Bill Gross’ PIMCO Total Return Fund had US$5 billion in client redemptions last year as the world’s largest mutual fund trailed rivals, its first year of withdrawals in records going back to 1993, according to Morningstar Inc.
Clients pulled US$1.35 billion from the fund last month, according to Chicago-based research firm Morningstar. PIMCO Total Return, managed by Gross out of Newport Beach, California, returned 4.2 percent last year, trailing 69 percent of peers.
Gross missed a rally in US Treasuries as the European debt crisis spurred demand for government-backed debt. PIMCO Total Return in December 2009 became the biggest mutual fund in the history of the industry after beating most rivals and attracting a record US$50 billion in deposits that year. In the five years through Friday last week, the fund advanced at an annual rate of 8.1 percent, outperforming 97 percent of competitors.
“PIMCO built up some huge expectations and attracted an enormous amount of money from opportunistic investors,” Burton Greenwald, an independent fund consultant in Philadelphia, said in a telephone interview on Tuesday. “When the performance faltered, it turns out they had some speculative investors who left.”
In a letter in October last year to clients titled “Mea Culpa,” Gross called last year a “stinker” of a year.
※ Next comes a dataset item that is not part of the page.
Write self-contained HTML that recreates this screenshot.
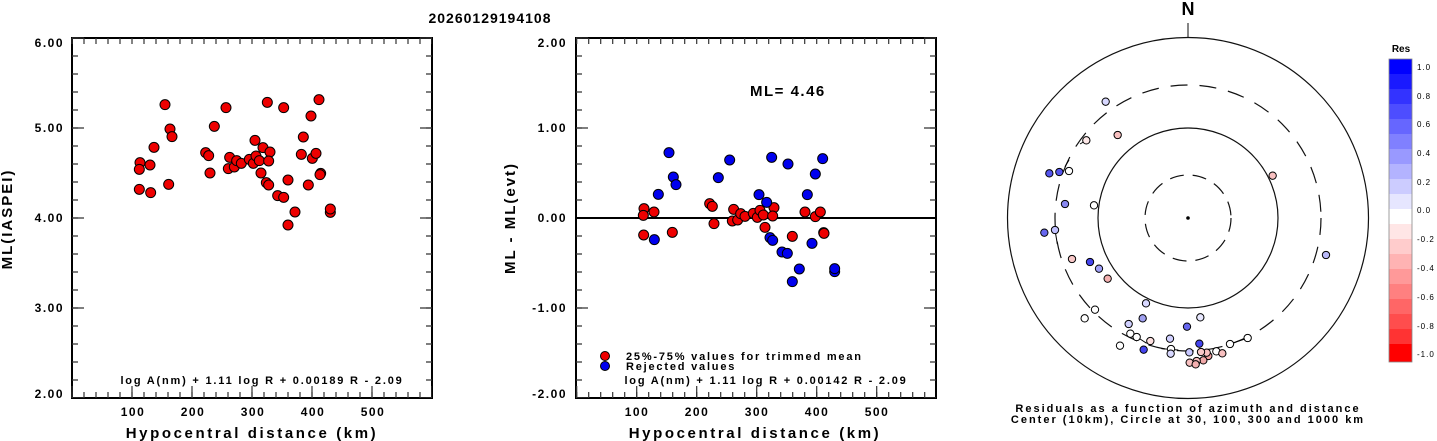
<!DOCTYPE html>
<html><head><meta charset="utf-8"><style>
html,body{margin:0;padding:0;background:#fff;}
svg{display:block;font-family:"Liberation Sans",sans-serif;font-weight:bold;}
</style></head><body>
<svg width="1437" height="441" viewBox="0 0 1437 441" xmlns="http://www.w3.org/2000/svg">
<text x="490" y="23" font-size="14" text-anchor="middle" letter-spacing="1">20260129194108</text>

<!-- LEFT PLOT -->
<g stroke="#333" fill="none">
<rect x="72" y="38" width="360" height="360" stroke="#000" stroke-width="2"/>
<line x1="75" y1="37.4" x2="75" y2="398" stroke-width="6" stroke-dasharray="1.2 16.8"/>
<line x1="78" y1="37.4" x2="78" y2="398" stroke-width="12" stroke-dasharray="1.2 88.8"/>
<line x1="429" y1="37.4" x2="429" y2="398" stroke-width="6" stroke-dasharray="1.2 16.8"/>
<line x1="426" y1="37.4" x2="426" y2="398" stroke-width="12" stroke-dasharray="1.2 88.8"/>
<line x1="71.4" y1="395" x2="432" y2="395" stroke-width="6" stroke-dasharray="1.2 10.8"/>
<line x1="71.4" y1="392" x2="432" y2="392" stroke-width="12" stroke-dasharray="1.2 58.8"/>
<line x1="71.4" y1="41" x2="432" y2="41" stroke-width="6" stroke-dasharray="1.2 10.8"/>
</g>
<g font-size="12" text-anchor="end" letter-spacing="1.5">
<text x="64" y="47">6.00</text><text x="64" y="132">5.00</text><text x="64" y="222">4.00</text><text x="64" y="312">3.00</text><text x="64" y="398">2.00</text>
</g>
<g font-size="12" text-anchor="middle" letter-spacing="1.5">
<text x="133" y="416">100</text><text x="193" y="416">200</text><text x="253" y="416">300</text><text x="313" y="416">400</text><text x="373" y="416">500</text>
</g>
<text x="252" y="438" font-size="15" text-anchor="middle" letter-spacing="2.6">Hypocentral distance (km)</text>
<text transform="translate(12,219) rotate(-90)" font-size="15" text-anchor="middle" letter-spacing="2">ML(IASPEI)</text>
<text x="262" y="384" font-size="11" text-anchor="middle" letter-spacing="1.8" font-weight="normal" style="font-weight:bold">log A(nm) + 1.11 log R + 0.00189 R - 2.09</text>
<g transform="translate(0,30) scale(0.33333)" fill="#e00" stroke="#000" stroke-width="3">
<circle cx="420" cy="398" r="15"/><circle cx="418" cy="418" r="15"/><circle cx="418" cy="478" r="15"/><circle cx="450" cy="405" r="15"/><circle cx="452" cy="488" r="15"/><circle cx="462" cy="352" r="15"/><circle cx="495" cy="224" r="15"/><circle cx="510" cy="297" r="15"/><circle cx="516" cy="320" r="15"/><circle cx="506" cy="463" r="15"/><circle cx="617" cy="368" r="15"/><circle cx="626" cy="377" r="15"/><circle cx="630" cy="429" r="15"/><circle cx="643" cy="289" r="15"/><circle cx="678" cy="233" r="15"/><circle cx="689" cy="382" r="15"/><circle cx="685" cy="416" r="15"/><circle cx="703" cy="411" r="15"/><circle cx="710" cy="392" r="15"/><circle cx="724" cy="400" r="15"/><circle cx="748" cy="388" r="15"/><circle cx="760" cy="400" r="15"/><circle cx="765" cy="331" r="15"/><circle cx="768" cy="378" r="15"/><circle cx="778" cy="392" r="15"/><circle cx="789" cy="353" r="15"/><circle cx="783" cy="429" r="15"/><circle cx="802" cy="217" r="15"/><circle cx="810" cy="366" r="15"/><circle cx="806" cy="393" r="15"/><circle cx="799" cy="458" r="15"/><circle cx="806" cy="465" r="15"/><circle cx="833" cy="497" r="15"/><circle cx="851" cy="502" r="15"/><circle cx="851" cy="233" r="15"/><circle cx="864" cy="450" r="15"/><circle cx="864" cy="585" r="15"/><circle cx="885" cy="546" r="15"/><circle cx="904" cy="373" r="15"/><circle cx="910" cy="321" r="15"/><circle cx="925" cy="465" r="15"/><circle cx="933" cy="258" r="15"/><circle cx="937" cy="385" r="15"/><circle cx="948" cy="370" r="15"/><circle cx="957" cy="209" r="15"/><circle cx="962" cy="430" r="15"/><circle cx="960" cy="434" r="15"/><circle cx="991" cy="547" r="15"/><circle cx="991" cy="537" r="15"/>
</g>

<!-- MIDDLE PLOT -->
<g stroke="#333" fill="none">
<rect x="576" y="38" width="360" height="360" stroke="#000" stroke-width="2"/>
<line x1="579" y1="37.4" x2="579" y2="398" stroke-width="6" stroke-dasharray="1.2 16.8"/>
<line x1="582" y1="37.4" x2="582" y2="398" stroke-width="12" stroke-dasharray="1.2 88.8"/>
<line x1="933" y1="37.4" x2="933" y2="398" stroke-width="6" stroke-dasharray="1.2 16.8"/>
<line x1="930" y1="37.4" x2="930" y2="398" stroke-width="12" stroke-dasharray="1.2 88.8"/>
<line x1="576.1" y1="395" x2="936" y2="395" stroke-width="6" stroke-dasharray="1.2 10.8"/>
<line x1="576.1" y1="392" x2="936" y2="392" stroke-width="12" stroke-dasharray="1.2 58.8"/>
<line x1="576.1" y1="41" x2="936" y2="41" stroke-width="6" stroke-dasharray="1.2 10.8"/>
<line x1="576" y1="218" x2="936" y2="218" stroke="#000" stroke-width="2"/>
</g>
<g font-size="12" text-anchor="end" letter-spacing="1.5">
<text x="567" y="47">2.00</text><text x="567" y="132">1.00</text><text x="567" y="222">0.00</text><text x="567" y="312">-1.00</text><text x="567" y="398">-2.00</text>
</g>
<g font-size="12" text-anchor="middle" letter-spacing="1.5">
<text x="637" y="416">100</text><text x="697" y="416">200</text><text x="757" y="416">300</text><text x="817" y="416">400</text><text x="877" y="416">500</text>
</g>
<text x="755" y="438" font-size="15" text-anchor="middle" letter-spacing="2.6">Hypocentral distance (km)</text>
<text transform="translate(515,218) rotate(-90)" font-size="15" text-anchor="middle" letter-spacing="2">ML - ML(evt)</text>
<text x="750" y="96" font-size="15" letter-spacing="1.5">ML= 4.46</text>
<circle cx="605" cy="356" r="4.5" fill="#e00" stroke="#000"/>
<circle cx="605" cy="366" r="4.5" fill="#00e" stroke="#000"/>
<text x="626" y="360" font-size="11" letter-spacing="1.8">25%-75% values for trimmed mean</text>
<text x="626" y="370" font-size="11" letter-spacing="1.8">Rejected values</text>
<text x="766" y="384" font-size="11" text-anchor="middle" letter-spacing="1.8">log A(nm) + 1.11 log R + 0.00142 R - 2.09</text>
<g transform="translate(500,30) scale(0.33333)" stroke="#000" stroke-width="3">
<g fill="#e00">
<circle cx="432" cy="536" r="15"/><circle cx="430" cy="556" r="15"/><circle cx="431" cy="615" r="15"/><circle cx="462" cy="546" r="15"/><circle cx="517" cy="607" r="15"/><circle cx="629" cy="521" r="15"/><circle cx="637" cy="529" r="15"/><circle cx="642" cy="581" r="15"/><circle cx="701" cy="538" r="15"/><circle cx="697" cy="573" r="15"/><circle cx="713" cy="570" r="15"/><circle cx="722" cy="551" r="15"/><circle cx="735" cy="559" r="15"/><circle cx="760" cy="550" r="15"/><circle cx="772" cy="562" r="15"/><circle cx="780" cy="541" r="15"/><circle cx="790" cy="555" r="15"/><circle cx="795" cy="592" r="15"/><circle cx="822" cy="533" r="15"/><circle cx="818" cy="558" r="15"/><circle cx="877" cy="619" r="15"/><circle cx="915" cy="546" r="15"/><circle cx="946" cy="560" r="15"/><circle cx="961" cy="546" r="15"/><circle cx="971" cy="608" r="15"/><circle cx="972" cy="610" r="15"/>
</g>
<g fill="#00e">
<circle cx="507" cy="368" r="15"/><circle cx="463" cy="629" r="15"/><circle cx="475" cy="493" r="15"/><circle cx="520" cy="441" r="15"/><circle cx="528" cy="464" r="15"/><circle cx="655" cy="443" r="15"/><circle cx="689" cy="390" r="15"/><circle cx="777" cy="494" r="15"/><circle cx="800" cy="517" r="15"/><circle cx="810" cy="623" r="15"/><circle cx="818" cy="631" r="15"/><circle cx="815" cy="382" r="15"/><circle cx="846" cy="666" r="15"/><circle cx="862" cy="670" r="15"/><circle cx="864" cy="402" r="15"/><circle cx="877" cy="755" r="15"/><circle cx="898" cy="717" r="15"/><circle cx="922" cy="494" r="15"/><circle cx="936" cy="640" r="15"/><circle cx="946" cy="432" r="15"/><circle cx="968" cy="386" r="15"/><circle cx="1004" cy="725" r="15"/><circle cx="1004" cy="716" r="15"/>
</g>
</g>

<!-- POLAR -->
<text x="1188" y="15" font-size="18" text-anchor="middle">N</text>
<line x1="1188" y1="23" x2="1188" y2="38" stroke="#333" stroke-width="1.2"/>
<g fill="none" stroke="#111" stroke-width="1.2">
<circle cx="1188" cy="218" r="180.5"/>
<circle cx="1188" cy="218" r="90"/>
<circle cx="1188" cy="218" r="133" stroke-dasharray="17 12"/>
<circle cx="1188" cy="218" r="43" stroke-dasharray="14 9"/>
</g>
<circle cx="1188" cy="218" r="1.8" fill="#000"/>
<g transform="translate(1000,0) scale(0.33333)" stroke="#000" stroke-width="3">
<g stroke-width="3"><line x1="690" y1="1032" x2="743" y2="1014"/><line x1="484" y1="1046" x2="535" y2="1050"/><line x1="411" y1="1011" x2="440" y2="1030"/><line x1="165" y1="690" x2="172" y2="732"/><line x1="195" y1="500" x2="207" y2="480"/><line x1="259" y1="421" x2="240" y2="432"/></g>
<circle cx="317" cy="305" r="11" fill="#d8d8ff"/><circle cx="353" cy="405" r="11" fill="#f8c0c0"/><circle cx="259" cy="421" r="11" fill="#fde8e8"/>
<circle cx="148" cy="520" r="11" fill="#5555ee"/><circle cx="178" cy="516" r="11" fill="#5555ee"/><circle cx="207" cy="513" r="11" fill="#fff"/>
<circle cx="195" cy="612" r="11" fill="#8888f0"/><circle cx="282" cy="616" r="11" fill="#fff"/>
<circle cx="133" cy="698" r="11" fill="#6666ee"/><circle cx="165" cy="690" r="11" fill="#c0c0ff"/>
<circle cx="216" cy="777" r="11" fill="#f8c8c8"/><circle cx="270" cy="786" r="11" fill="#4444ee"/><circle cx="297" cy="806" r="11" fill="#a0a0f8"/><circle cx="323" cy="836" r="11" fill="#f4b0b0"/>
<circle cx="818" cy="527" r="11" fill="#f8c0c0"/><circle cx="978" cy="765" r="11" fill="#b8b8f8"/>
<circle cx="438" cy="910" r="11" fill="#d8d8ff"/><circle cx="285" cy="929" r="11" fill="#fff"/><circle cx="254" cy="955" r="11" fill="#fff"/><circle cx="428" cy="955" r="11" fill="#a0a0f0"/><circle cx="386" cy="972" r="11" fill="#d0d0ff"/><circle cx="601" cy="952" r="11" fill="#e8e8ff"/><circle cx="561" cy="980" r="11" fill="#6666ee"/>
<circle cx="391" cy="1001" r="11" fill="#fff"/><circle cx="410" cy="1011" r="11" fill="#fff"/><circle cx="451" cy="1023" r="11" fill="#fde0e0"/><circle cx="360" cy="1037" r="11" fill="#fff"/><circle cx="431" cy="1049" r="11" fill="#4444ee"/><circle cx="510" cy="1016" r="11" fill="#d0d0ff"/><circle cx="513" cy="1047" r="11" fill="#fff"/><circle cx="512" cy="1061" r="11" fill="#d8d8ff"/><circle cx="598" cy="1031" r="11" fill="#4444ee"/><circle cx="568" cy="1057" r="11" fill="#c8c8ff"/>
<circle cx="649" cy="1054" r="11" fill="#fff"/><circle cx="667" cy="1060" r="11" fill="#f8c0c0"/><circle cx="690" cy="1032" r="11" fill="#fff"/><circle cx="743" cy="1014" r="11" fill="#fff"/>
<circle cx="625" cy="1068" r="11" fill="#f0a0a0"/><circle cx="620" cy="1058" r="11" fill="#f8c0c0"/><circle cx="603" cy="1056" r="11" fill="#f8c8c8"/><circle cx="569" cy="1088" r="11" fill="#f8c0c0"/><circle cx="610" cy="1081" r="11" fill="#f0a8a8"/><circle cx="590" cy="1083" r="11" fill="#f8c0c0"/><circle cx="587" cy="1093" r="11" fill="#f4b0b0"/>
</g>
<g font-size="11" text-anchor="middle" letter-spacing="2">
<text x="1188" y="412">Residuals as a function of azimuth and distance</text>
<text x="1188" y="423">Center (10km), Circle at 30, 100, 300 and 1000 km</text>
</g>

<!-- COLORBAR -->
<text x="1401" y="52" font-size="10" text-anchor="middle">Res</text>
<g stroke="none">
<rect x="1389" y="59" width="23" height="15.2" fill="#0000ff"/>
<rect x="1389" y="74" width="23" height="15.2" fill="#1a1aff"/>
<rect x="1389" y="89" width="23" height="15.2" fill="#3333ff"/>
<rect x="1389" y="104" width="23" height="15.2" fill="#4d4dff"/>
<rect x="1389" y="119" width="23" height="15.2" fill="#6666ff"/>
<rect x="1389" y="134" width="23" height="15.2" fill="#8080ff"/>
<rect x="1389" y="149" width="23" height="15.2" fill="#9999ff"/>
<rect x="1389" y="164" width="23" height="15.2" fill="#b3b3ff"/>
<rect x="1389" y="179" width="23" height="15.2" fill="#ccccff"/>
<rect x="1389" y="194" width="23" height="15.2" fill="#e6e6ff"/>
<rect x="1389" y="209" width="23" height="15.2" fill="#ffffff"/>
<rect x="1389" y="224" width="23" height="15.2" fill="#ffe6e6"/>
<rect x="1389" y="239" width="23" height="15.2" fill="#ffcccc"/>
<rect x="1389" y="254" width="23" height="15.2" fill="#ffb3b3"/>
<rect x="1389" y="269" width="23" height="15.2" fill="#ff9999"/>
<rect x="1389" y="284" width="23" height="15.2" fill="#ff8080"/>
<rect x="1389" y="299" width="23" height="15.2" fill="#ff6666"/>
<rect x="1389" y="314" width="23" height="15.2" fill="#ff4d4d"/>
<rect x="1389" y="329" width="23" height="15.2" fill="#ff3333"/>
<rect x="1389" y="344" width="23" height="18" fill="#ff0000"/>
</g>
<rect x="1389" y="59" width="23" height="303" fill="none" stroke="#888" stroke-width="0.8"/>
<g font-size="8" letter-spacing="1" font-weight="normal">
<text x="1417" y="70">1.0</text><text x="1417" y="99">0.8</text><text x="1417" y="127">0.6</text><text x="1417" y="156">0.4</text><text x="1417" y="185">0.2</text><text x="1417" y="213">0.0</text><text x="1417" y="242">-0.2</text><text x="1417" y="271">-0.4</text><text x="1417" y="300">-0.6</text><text x="1417" y="329">-0.8</text><text x="1417" y="357">-1.0</text>
</g>
</svg>
</body></html>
After eliminating Treasuries from the portfolio in February, Gross returned to the securities, bringing government and Treasury debt to 23 percent as of Nov. 30. Treasuries returned 9.8 percent last year, the most since 2008, according to Bank of America Merrill Lynch Indexes.
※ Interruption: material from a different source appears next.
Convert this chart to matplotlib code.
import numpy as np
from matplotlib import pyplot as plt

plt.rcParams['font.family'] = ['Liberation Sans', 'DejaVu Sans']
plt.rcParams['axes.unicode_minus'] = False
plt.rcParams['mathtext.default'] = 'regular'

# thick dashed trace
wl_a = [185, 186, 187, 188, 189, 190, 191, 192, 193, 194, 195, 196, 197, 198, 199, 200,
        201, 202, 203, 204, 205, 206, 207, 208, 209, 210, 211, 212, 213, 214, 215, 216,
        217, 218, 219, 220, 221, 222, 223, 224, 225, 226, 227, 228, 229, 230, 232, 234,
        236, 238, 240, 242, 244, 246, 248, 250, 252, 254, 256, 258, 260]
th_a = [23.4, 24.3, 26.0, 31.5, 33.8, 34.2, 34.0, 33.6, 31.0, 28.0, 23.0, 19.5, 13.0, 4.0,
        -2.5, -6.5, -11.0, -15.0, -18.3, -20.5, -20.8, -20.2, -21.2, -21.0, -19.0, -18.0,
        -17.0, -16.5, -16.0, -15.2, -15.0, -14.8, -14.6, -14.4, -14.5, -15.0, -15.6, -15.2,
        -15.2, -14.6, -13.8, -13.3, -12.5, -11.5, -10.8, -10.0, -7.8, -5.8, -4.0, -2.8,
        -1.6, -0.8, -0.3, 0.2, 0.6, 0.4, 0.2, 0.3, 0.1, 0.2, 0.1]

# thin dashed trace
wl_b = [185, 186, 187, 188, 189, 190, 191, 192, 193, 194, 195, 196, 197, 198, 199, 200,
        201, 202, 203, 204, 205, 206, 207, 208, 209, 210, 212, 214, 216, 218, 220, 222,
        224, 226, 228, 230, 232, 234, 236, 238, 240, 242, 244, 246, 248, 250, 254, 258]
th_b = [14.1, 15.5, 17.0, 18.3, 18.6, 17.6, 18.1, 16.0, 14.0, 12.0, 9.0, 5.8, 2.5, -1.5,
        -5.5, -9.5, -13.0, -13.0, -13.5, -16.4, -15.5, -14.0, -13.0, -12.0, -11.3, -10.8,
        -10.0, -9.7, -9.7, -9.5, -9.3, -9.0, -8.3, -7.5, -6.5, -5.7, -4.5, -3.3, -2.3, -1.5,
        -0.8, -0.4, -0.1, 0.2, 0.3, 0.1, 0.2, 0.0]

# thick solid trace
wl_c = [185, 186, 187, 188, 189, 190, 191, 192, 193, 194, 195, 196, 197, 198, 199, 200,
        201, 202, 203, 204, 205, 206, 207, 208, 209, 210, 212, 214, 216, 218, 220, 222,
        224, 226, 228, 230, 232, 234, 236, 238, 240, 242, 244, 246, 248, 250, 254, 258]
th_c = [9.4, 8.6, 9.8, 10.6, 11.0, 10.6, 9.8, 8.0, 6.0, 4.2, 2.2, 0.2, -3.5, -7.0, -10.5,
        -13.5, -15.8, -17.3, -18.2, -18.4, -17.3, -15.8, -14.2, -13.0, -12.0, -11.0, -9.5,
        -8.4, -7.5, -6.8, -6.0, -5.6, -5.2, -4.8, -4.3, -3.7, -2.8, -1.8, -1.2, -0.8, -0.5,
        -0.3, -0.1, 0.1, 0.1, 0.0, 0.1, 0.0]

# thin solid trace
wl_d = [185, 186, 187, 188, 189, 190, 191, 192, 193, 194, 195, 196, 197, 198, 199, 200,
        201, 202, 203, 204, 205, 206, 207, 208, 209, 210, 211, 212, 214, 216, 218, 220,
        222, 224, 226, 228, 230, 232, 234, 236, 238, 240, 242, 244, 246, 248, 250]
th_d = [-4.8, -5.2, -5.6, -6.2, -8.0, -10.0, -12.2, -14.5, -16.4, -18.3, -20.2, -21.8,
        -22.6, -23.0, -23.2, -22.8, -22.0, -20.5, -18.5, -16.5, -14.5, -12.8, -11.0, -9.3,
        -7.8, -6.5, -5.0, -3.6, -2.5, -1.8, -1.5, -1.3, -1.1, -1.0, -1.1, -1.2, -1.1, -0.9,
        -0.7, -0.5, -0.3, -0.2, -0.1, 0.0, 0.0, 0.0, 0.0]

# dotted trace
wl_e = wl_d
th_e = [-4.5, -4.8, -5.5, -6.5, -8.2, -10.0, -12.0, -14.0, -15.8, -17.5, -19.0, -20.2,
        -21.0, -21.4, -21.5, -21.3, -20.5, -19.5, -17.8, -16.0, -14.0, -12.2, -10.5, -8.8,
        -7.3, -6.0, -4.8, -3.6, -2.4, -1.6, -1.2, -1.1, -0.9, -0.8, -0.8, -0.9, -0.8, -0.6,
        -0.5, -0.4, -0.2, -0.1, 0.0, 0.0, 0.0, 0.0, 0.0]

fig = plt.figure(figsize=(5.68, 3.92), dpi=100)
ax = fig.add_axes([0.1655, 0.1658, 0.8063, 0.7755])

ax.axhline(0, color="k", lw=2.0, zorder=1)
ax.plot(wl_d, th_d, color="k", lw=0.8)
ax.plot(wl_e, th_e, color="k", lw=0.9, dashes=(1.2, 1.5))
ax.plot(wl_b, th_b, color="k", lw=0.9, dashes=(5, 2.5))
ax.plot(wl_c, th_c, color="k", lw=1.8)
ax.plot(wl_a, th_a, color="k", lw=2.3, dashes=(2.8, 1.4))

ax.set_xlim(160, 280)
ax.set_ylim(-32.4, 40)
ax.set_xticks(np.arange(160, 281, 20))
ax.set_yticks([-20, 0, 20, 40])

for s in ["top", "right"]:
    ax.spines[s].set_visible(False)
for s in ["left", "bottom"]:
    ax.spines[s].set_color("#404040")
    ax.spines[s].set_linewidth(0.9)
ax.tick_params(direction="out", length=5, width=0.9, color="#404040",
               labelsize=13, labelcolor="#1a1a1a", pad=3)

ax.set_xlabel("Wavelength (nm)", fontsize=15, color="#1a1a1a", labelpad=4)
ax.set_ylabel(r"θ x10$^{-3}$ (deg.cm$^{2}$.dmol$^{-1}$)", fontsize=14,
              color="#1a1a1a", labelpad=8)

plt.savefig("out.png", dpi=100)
Lipper, a Denver-based research firm, said last month that the PIMCO Total Return Fund was on track for its first year of redemptions since its inception in 1987. Morningstar started compiling fund redemption records in 1993.
Redemptions from Gross’ Total Return fund represent about 2 percent of the fund’s US$240.7 billion in assets at the end of 2010, Morningstar’s data show. Assets rose to about US$244 billion at the end of last year, according to the data. Investors pulled money from PIMCO Total Return last year even as taxable bond funds attracted US$121 billion in deposits last year through Nov. 30, according to Morningstar.
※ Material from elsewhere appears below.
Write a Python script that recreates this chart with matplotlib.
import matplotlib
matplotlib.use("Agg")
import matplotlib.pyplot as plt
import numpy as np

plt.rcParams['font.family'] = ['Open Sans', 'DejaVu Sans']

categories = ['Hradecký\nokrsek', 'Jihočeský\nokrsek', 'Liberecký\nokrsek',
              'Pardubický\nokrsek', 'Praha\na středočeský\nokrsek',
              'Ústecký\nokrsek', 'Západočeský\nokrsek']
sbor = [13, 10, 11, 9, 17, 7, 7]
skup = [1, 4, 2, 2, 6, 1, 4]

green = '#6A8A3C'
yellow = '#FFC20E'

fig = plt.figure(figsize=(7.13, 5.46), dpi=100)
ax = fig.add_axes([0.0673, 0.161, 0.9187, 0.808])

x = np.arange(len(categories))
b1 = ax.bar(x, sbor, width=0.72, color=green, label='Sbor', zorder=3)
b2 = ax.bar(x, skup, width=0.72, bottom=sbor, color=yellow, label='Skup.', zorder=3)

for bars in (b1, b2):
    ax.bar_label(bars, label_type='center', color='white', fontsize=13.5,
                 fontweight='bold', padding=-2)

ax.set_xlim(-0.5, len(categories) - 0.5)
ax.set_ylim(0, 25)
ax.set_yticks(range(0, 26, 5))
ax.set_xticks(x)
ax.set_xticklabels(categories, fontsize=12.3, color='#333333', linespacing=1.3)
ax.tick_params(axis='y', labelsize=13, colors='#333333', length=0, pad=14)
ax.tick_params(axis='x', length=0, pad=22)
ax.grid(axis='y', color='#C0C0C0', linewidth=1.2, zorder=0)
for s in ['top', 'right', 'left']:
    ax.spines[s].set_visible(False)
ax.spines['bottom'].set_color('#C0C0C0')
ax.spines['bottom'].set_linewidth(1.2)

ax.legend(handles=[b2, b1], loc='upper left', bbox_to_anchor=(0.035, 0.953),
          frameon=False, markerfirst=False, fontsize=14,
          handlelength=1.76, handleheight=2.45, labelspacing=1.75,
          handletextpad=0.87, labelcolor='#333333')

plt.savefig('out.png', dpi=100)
PIMCO chief executive Mohamed El-Erian, who shares the title of chief investment officer with Gross, said on Wednesday last week in a Bloomberg Radio interview that the firm focuses on “long-term” performance rather than one-year numbers.
“Over a sustained period, Bill has consistently outperformed,” he said. “In fact, the five-year numbers are great, the 10-year numbers are great.”